Better for people, better for AI too

There is also an AI angle here, but I want to keep it in the right place. This work is for people first. It makes automations easier to create, easier to read, and easier to maintain. But yes, AI probably benefits from this as well. Annoyingly, maybe even a lot.

Many of you already use AI to help create automations. Sometimes that works surprisingly well. Sometimes it confidently produces something that looks almost right, which is always my favorite kind of wrong.

Having more specific, well-described building blocks gives those tools better material to work with. Their output can become more consistent because the model has less Home Assistant translation to invent on its own.

It will probably take a little while. Most current models are trained on older Home Assistant examples, so they may keep suggesting older patterns for a bit.

That is another reason the documentation matters so much. The better the source material, the easier it becomes for humans and machines to learn the new way.
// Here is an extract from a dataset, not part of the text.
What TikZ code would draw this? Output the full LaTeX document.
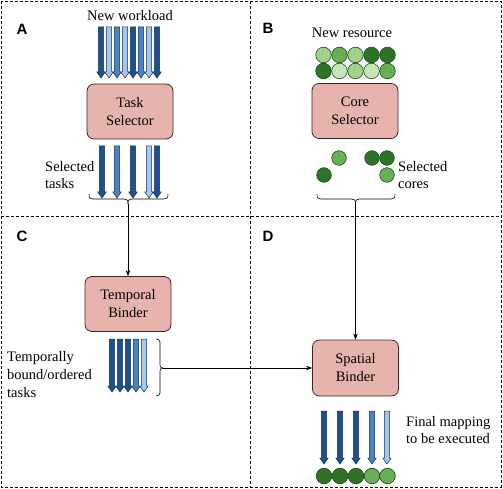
\documentclass[tikz,border=0pt]{standalone}
\usepackage{fontspec}
\setmainfont{Liberation Serif}
\newfontfamily\labfont{Liberation Sans}
\usetikzlibrary{arrows.meta}
\definecolor{boxfill}{RGB}{230,180,172}
\definecolor{boxedge}{RGB}{70,35,35}
\definecolor{bdark}{RGB}{30,82,140}
\definecolor{bmed}{RGB}{72,132,192}
\definecolor{blight}{RGB}{165,200,235}
\definecolor{arredge}{RGB}{20,45,90}
\definecolor{gdark}{RGB}{45,115,40}
\definecolor{gmed}{RGB}{105,175,85}
\definecolor{glight}{RGB}{160,210,140}
\definecolor{glighter}{RGB}{195,230,180}
\definecolor{coreedge}{RGB}{25,70,25}
\tikzset{
  box/.style={draw=boxedge, fill=boxfill, rounded corners=7pt, minimum width=86pt, minimum height=55pt, inner sep=0pt, align=center, font=\fontsize{14.5}{18}\selectfont, line width=0.8pt},
  lbl/.style={font=\fontsize{14.5}{17}\selectfont, align=left, inner sep=0pt},
  panel/.style={font=\labfont\bfseries\fontsize{15}{15}\selectfont, inner sep=0pt},
  dashline/.style={dash pattern=on 3pt off 2pt, line width=0.6pt},
  coresty/.style={draw=coreedge, line width=0.6pt},
  conn/.style={-{Stealth[length=6pt,width=4.5pt]}, line width=0.6pt},
  brace/.style={line width=0.6pt},
}
\newcommand\tarrow[4]{\draw[fill=#4, draw=arredge, line width=0.5pt, line join=miter] (#1-2.6,#2) -- (#1+2.6,#2) -- (#1+2.6,#3-6) -- (#1+4.2,#3-6) -- (#1,#3) -- (#1-4.2,#3-6) -- (#1-2.6,#3-6) -- cycle;}
\newcommand\corec[4]{\draw[coresty, fill=#4] (#1,#2) circle (#3pt);}
\begin{document}
\begin{tikzpicture}[x=1pt,y=-1pt]
\useasboundingbox (0,0) rectangle (503,489);
% panels
\draw[dashline] (1,1) rectangle (501,487);
\draw[dashline] (250,1) -- (250,487);
\draw[dashline] (1,216) -- (501,216);
\node[panel] (pA) at (22,29) {A};
\node[panel] (pB) at (268,28) {B};
\node[panel] (pC) at (22,236) {C};
\node[panel] (pD) at (268,236) {D};
% Panel A
\node[lbl] (nw) at (130,16) {New workload};
\tarrow{101}{27}{78}{bdark}
\tarrow{109}{27}{78}{blight}
\tarrow{117}{27}{78}{bmed}
\tarrow{125}{27}{78}{blight}
\tarrow{133}{27}{78}{bdark}
\tarrow{141}{27}{78}{bmed}
\tarrow{149}{27}{78}{blight}
\tarrow{157}{27}{78}{bdark}
\node[box] (ts) at (130,111.5) {Task\\Selector};
\tarrow{102}{146}{198}{bdark}
\tarrow{117}{146}{198}{bmed}
\tarrow{133}{146}{198}{bdark}
\tarrow{149}{146}{198}{blight}
\tarrow{157}{146}{198}{bdark}
\node[lbl, anchor=west] (st) at (45,175) {Selected\\tasks};
\coordinate (ba) at (128,204);
\draw[brace] (89,194) .. controls (89,198) and (90,199) .. (93,199) -- (124,199) .. controls (127,199) and (128,200) .. (ba);
\draw[brace] (168,194) .. controls (168,198) and (167,199) .. (164,199) -- (132,199) .. controls (129,199) and (128,200) .. (ba);
% Panel B
\node[lbl] (nr) at (352,33) {New resource};
\corec{323.5}{55}{7.8}{glight}
\corec{339.5}{55}{7.8}{gmed}
\corec{355.5}{55}{7.8}{glight}
\corec{371.5}{55}{7.8}{gdark}
\corec{387.5}{55}{7.8}{gdark}
\corec{323.5}{71}{7.8}{gdark}
\corec{339.5}{71}{7.8}{glighter}
\corec{355.5}{71}{7.8}{glight}
\corec{371.5}{71}{7.8}{glighter}
\corec{387.5}{71}{7.8}{gmed}
\node[box] (cs) at (355,111) {Core\\Selector};
\corec{339}{158}{7.3}{gmed}
\corec{324}{175}{7.3}{gdark}
\corec{372}{158}{7.3}{gdark}
\corec{387}{158}{7.3}{gdark}
\corec{387}{175}{7.3}{gmed}
\node[lbl, anchor=west] (sc) at (398,175) {Selected\\cores};
\coordinate (bb) at (355.5,204);
\draw[brace] (317,194) .. controls (317,198) and (318,199) .. (321,199) -- (351.5,199) .. controls (354.5,199) and (355.5,200) .. (bb);
\draw[brace] (395,194) .. controls (395,198) and (394,199) .. (391,199) -- (359.5,199) .. controls (356.5,199) and (355.5,200) .. (bb);
% Panel C
\node[box] (tb) at (128,304) {Temporal\\Binder};
\draw[conn] (ba) -- (tb.north);
\tarrow{112}{339}{392}{bdark}
\tarrow{120}{339}{392}{bdark}
\tarrow{128}{339}{392}{bdark}
\tarrow{136}{339}{392}{bmed}
\tarrow{144}{339}{392}{blight}
\node[lbl, anchor=west, font=\fontsize{14.5}{18}\selectfont] (tt) at (7,375) {Temporally\\bound/ordered\\tasks};
\coordinate (bc) at (163,368);
\draw[brace] (156,339) .. controls (158,339) and (160,340) .. (160,342) -- (160,365) .. controls (160,367) and (161,368) .. (bc);
\draw[brace] (156,396) .. controls (158,396) and (160,395) .. (160,393) -- (160,371) .. controls (160,369) and (161,368) .. (bc);
% Panel D
\node[box, minimum height=56pt] (sb) at (355.5,368) {Spatial\\Binder};
\draw[conn] (bb) -- (sb.north);
\draw[conn] (bc) -- (sb.west);
\tarrow{324}{411}{464}{bdark}
\tarrow{340}{411}{464}{bdark}
\tarrow{356}{411}{464}{bdark}
\tarrow{372}{411}{464}{bmed}
\tarrow{387}{411}{464}{blight}
\corec{324}{476}{7.8}{gdark}
\corec{340}{476}{7.8}{gdark}
\corec{356}{476}{7.8}{gdark}
\corec{372}{476}{7.8}{gmed}
\corec{387.5}{476}{7.8}{gmed}
\node[lbl, anchor=west, font=\fontsize{14.5}{16.5}\selectfont] (fm) at (406,430) {Final mapping\\to be executed};
\end{tikzpicture}
\end{document}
The new default mental model

If this becomes the default, that matters, because defaults teach people how Home Assistant thinks.

The old default mental model was powerful, but engine-shaped. You started by choosing the type of trigger or condition that matched the internal representation of the thing you cared about. The new default starts closer to intent: what do you want your home to react to?

That is the question I want Home Assistant to ask first.

Home Assistant is not becoming less powerful. It is becoming less necessary to understand all of that power before you can use it. And for those who do want to go deeper, there is more power to reach for, not less.

More power, fewer sharp edges, and less complexity. That is a pretty good direction for automations.